The milestone month of May, a birthday bonanza!

A milestone on the ice

If you were to ask me a couple of years ago what I would be doing on my 30th birthday, I would have answered with something along the lines of sailing through Indonesia or road tripping through Mexico in search of warm water waves and living the boardshort life. Fast forward to 2023 and here I am celebrating my 30th birthday at Casey station, Antarctica, and although it is the complete opposite of my tropical surfing trip dream it is one hell of an adventure none the less. Being a bit of a milestone birthday, it was always going to be tough not being able to spend it with my girlfriend, family and friends back home, but my Casey family put together a day that I will remember forever.

The day kicked off with a surprise present waiting in the wallow of our main living quarters the Red Shed — a plywood surfboard with a cartoon drawing of me from our local artist and sculptor Jacko. Jacko being the joker he is, it came with a set of instructions stating that I must carry this surfboard with me at all times throughout the day until 6pm, or there would be severe consequences. Rules being rules and not really wanting to find out the punishment if caught without it, I carried it around with me all day.
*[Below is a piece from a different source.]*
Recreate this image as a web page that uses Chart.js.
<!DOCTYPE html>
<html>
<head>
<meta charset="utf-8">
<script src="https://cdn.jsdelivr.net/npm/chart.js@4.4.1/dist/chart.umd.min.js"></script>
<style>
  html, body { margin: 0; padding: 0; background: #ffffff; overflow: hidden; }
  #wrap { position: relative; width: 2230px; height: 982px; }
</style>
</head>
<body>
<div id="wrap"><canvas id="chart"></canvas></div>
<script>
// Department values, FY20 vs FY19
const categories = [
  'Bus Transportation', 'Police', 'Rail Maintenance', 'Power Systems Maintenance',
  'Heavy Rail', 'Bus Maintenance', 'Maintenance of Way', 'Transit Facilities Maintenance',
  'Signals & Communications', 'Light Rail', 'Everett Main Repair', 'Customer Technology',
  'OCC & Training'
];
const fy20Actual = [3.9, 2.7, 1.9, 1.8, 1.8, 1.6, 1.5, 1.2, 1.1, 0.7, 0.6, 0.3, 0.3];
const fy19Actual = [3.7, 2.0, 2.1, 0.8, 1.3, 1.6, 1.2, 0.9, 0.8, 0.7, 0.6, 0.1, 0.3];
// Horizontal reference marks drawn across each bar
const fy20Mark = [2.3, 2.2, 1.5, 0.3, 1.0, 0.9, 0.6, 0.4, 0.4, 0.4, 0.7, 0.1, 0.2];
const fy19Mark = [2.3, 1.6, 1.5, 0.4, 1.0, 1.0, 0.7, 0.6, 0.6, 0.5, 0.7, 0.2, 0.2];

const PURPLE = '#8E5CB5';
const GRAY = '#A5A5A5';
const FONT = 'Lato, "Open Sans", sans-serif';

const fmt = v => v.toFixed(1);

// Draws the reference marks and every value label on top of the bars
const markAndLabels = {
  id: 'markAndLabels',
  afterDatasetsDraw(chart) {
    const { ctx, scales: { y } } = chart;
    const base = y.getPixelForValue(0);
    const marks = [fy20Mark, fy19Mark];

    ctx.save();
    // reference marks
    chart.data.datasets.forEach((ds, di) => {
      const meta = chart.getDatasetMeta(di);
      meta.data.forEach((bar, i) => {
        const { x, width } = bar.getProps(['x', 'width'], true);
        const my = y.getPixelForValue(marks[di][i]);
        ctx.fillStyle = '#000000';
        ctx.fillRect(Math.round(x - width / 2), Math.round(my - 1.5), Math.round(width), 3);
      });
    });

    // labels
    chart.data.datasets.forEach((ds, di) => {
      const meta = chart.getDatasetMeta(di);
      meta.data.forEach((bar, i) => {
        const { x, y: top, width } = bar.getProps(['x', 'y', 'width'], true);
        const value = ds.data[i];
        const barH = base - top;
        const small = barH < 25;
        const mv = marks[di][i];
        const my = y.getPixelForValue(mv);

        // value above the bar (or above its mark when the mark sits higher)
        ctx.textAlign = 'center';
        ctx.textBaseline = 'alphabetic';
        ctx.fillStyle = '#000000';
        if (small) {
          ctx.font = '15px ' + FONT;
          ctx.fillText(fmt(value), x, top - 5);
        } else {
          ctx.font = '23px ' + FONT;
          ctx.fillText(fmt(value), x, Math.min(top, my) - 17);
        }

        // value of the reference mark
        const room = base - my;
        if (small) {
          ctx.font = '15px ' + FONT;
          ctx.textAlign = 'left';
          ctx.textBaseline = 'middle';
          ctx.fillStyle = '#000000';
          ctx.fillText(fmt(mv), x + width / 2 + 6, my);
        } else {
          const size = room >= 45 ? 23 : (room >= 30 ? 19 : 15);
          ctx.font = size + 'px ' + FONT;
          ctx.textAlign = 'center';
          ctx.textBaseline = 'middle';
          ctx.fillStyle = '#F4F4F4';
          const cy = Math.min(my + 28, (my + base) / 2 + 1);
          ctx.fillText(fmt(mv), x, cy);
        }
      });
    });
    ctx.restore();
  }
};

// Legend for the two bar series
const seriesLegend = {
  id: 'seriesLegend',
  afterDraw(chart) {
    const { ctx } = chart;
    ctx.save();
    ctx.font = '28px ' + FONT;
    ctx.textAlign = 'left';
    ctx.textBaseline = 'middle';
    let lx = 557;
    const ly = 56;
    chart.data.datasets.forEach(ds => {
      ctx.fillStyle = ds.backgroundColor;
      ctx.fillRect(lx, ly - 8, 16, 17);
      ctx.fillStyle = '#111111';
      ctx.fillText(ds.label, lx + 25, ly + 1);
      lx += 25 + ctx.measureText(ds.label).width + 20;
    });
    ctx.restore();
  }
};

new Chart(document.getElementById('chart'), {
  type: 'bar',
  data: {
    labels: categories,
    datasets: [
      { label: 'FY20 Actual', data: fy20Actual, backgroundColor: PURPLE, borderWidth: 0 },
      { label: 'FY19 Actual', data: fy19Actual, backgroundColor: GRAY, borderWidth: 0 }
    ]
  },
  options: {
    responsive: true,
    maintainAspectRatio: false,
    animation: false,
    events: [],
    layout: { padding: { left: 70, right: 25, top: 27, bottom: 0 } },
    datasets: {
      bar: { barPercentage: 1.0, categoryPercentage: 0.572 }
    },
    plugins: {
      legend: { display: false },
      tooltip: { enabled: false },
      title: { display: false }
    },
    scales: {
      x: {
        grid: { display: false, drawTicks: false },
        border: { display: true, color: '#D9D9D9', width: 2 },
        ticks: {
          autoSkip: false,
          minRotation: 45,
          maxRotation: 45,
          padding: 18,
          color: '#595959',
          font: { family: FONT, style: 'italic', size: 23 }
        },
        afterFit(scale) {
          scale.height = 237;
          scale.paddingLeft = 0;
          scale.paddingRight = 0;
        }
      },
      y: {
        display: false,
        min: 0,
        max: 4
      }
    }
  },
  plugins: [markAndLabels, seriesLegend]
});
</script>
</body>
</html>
I was also gifted with a selection of amazing hand-crafted presents from my fellow expeditioners; receiving something handmade and personalised you know it’s come from the heart and that really means a lot.

We don’t need much of an excuse to have a party and a good time here at Casey, so with a string of birthdays in May including myself and SMS Nick turning 56 on the same day, the social committee put together one hell of a celebration for us. The night kicked off with an amazing Japanese Tapas feast prepared by our chefs Claire and Rocket, with help from lots of volunteers. This was followed by a huge six layer cake loaded with caramel whipped cream, chocolate cream, fudge sauce, more caramel, tim tams, chocolate bars and other tasty bits. After the formalities (which involved some out of tune singing) we had East Antarctica’s best and favourite band ‘Quads, Dogs and Beer’, a four-piece melting pot of 70s rythym and blues, putting funk and soul into some absolute classics. The band features our fearless senior field training officer Sean on lead vocals and Hendrix-esque guitar, BoM observer Clare on vocals, chef Rocket slappin’ the bass and Bullseye Billy (a plumber in his spare time) holding it all together on the drums up the back while also singing vocals. The band had the whole of Splinters bar rocking and dancing and there wasn’t a person in sight that didn’t have a big cheesy grin on their face.

For me this night sums up my time at Casey pretty well. It has been such a fantastic experience, and it is the people here that have made this experience so great. It has been almost 6 months for me down South and I have already made many lifelong friends and memories.

A few other highlights of the season so far have been cruising around Newcomb Bay in IRBs both during station refuelling ops and recreationally. This was some much-needed saltwater therapy for me. I think this is the longest period I have ever gone without being in or on the ocean. There have been numerous field hut trips, each one a unique experience filled with good vibes, wildlife, sunsets and sunrises, auroras and the sheer beauty of the Antarctic landscape. Becoming part of the SAR team and being appointed deputy SAR leader has been a great opportunity and I’m really enjoying learning new skills and progressing in this role. Just this week we started some exciting new training on the sea ice, which has recently become thick enough to walk on. There is something special about walking on frozen water and there is going to be some great walks to be had over the coming months on the ice. All in all, I’m really grateful to be here in Antarctica, and I look forward to my next adventure on the ice.